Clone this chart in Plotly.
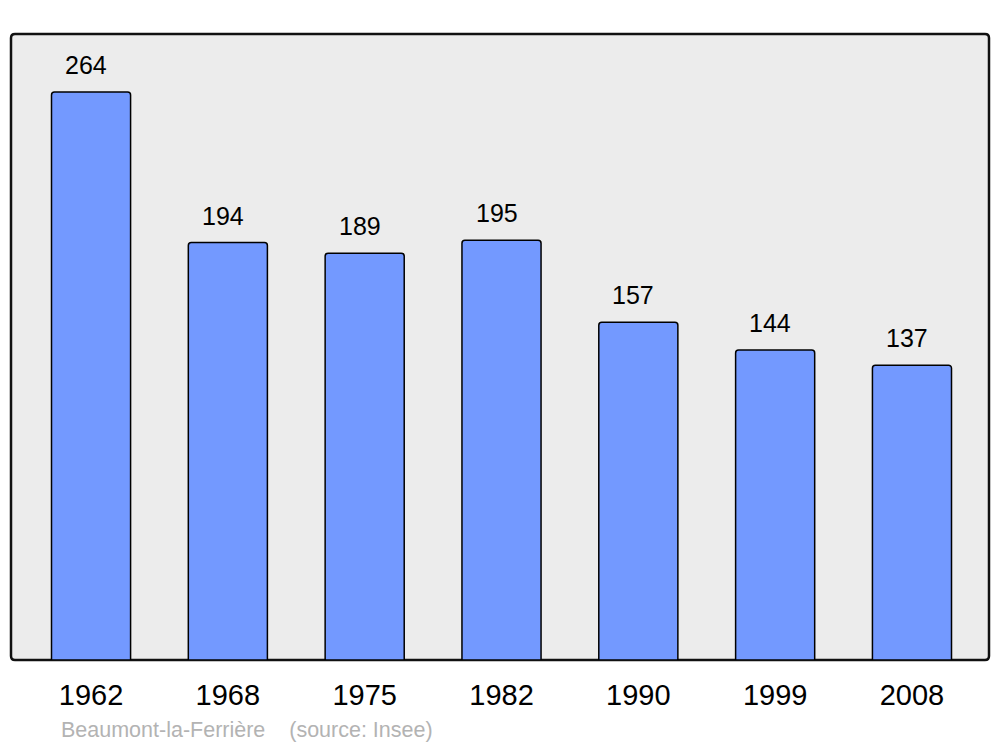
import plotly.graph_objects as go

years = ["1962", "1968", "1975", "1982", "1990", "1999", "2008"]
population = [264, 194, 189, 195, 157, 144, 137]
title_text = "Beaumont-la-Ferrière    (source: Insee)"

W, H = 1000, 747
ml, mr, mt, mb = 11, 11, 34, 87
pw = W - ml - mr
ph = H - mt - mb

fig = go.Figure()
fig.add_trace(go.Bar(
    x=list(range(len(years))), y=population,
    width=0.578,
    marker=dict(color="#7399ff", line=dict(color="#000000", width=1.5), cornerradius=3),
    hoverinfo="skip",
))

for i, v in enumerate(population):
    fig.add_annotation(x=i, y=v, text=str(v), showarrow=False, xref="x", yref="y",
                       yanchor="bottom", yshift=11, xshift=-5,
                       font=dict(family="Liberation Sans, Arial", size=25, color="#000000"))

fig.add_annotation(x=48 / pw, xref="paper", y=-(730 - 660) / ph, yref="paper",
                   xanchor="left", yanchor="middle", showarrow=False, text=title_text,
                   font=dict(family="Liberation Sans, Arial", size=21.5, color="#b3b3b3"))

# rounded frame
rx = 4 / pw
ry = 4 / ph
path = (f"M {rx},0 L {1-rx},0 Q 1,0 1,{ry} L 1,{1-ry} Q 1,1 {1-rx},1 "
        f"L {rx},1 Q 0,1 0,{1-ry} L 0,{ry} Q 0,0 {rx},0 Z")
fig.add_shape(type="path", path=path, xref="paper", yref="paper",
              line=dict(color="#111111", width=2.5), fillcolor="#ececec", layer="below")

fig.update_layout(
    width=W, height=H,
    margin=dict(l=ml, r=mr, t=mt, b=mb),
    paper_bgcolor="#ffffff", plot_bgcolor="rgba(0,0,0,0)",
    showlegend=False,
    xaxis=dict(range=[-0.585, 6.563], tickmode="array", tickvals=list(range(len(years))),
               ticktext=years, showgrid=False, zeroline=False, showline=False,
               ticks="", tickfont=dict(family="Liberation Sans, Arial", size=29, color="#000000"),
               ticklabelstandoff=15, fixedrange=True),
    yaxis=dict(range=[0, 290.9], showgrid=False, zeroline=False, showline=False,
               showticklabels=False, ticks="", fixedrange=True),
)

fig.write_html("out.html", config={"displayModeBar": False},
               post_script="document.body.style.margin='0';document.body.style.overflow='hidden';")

################

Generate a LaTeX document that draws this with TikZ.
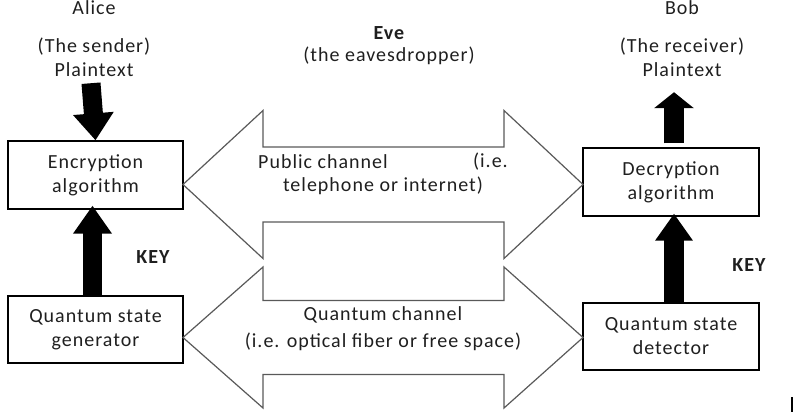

################

#### [What to do]
Copy word for word only the lines above from the one with "Clone this chart in Plotly." through the one with "ph = H - mt - mb". Leave pictures out.

#### [Response to this task]
Clone this chart in Plotly.
import plotly.graph_objects as go

years = ["1962", "1968", "1975", "1982", "1990", "1999", "2008"]
population = [264, 194, 189, 195, 157, 144, 137]
title_text = "Beaumont-la-Ferrière    (source: Insee)"

W, H = 1000, 747
ml, mr, mt, mb = 11, 11, 34, 87
pw = W - ml - mr
ph = H - mt - mb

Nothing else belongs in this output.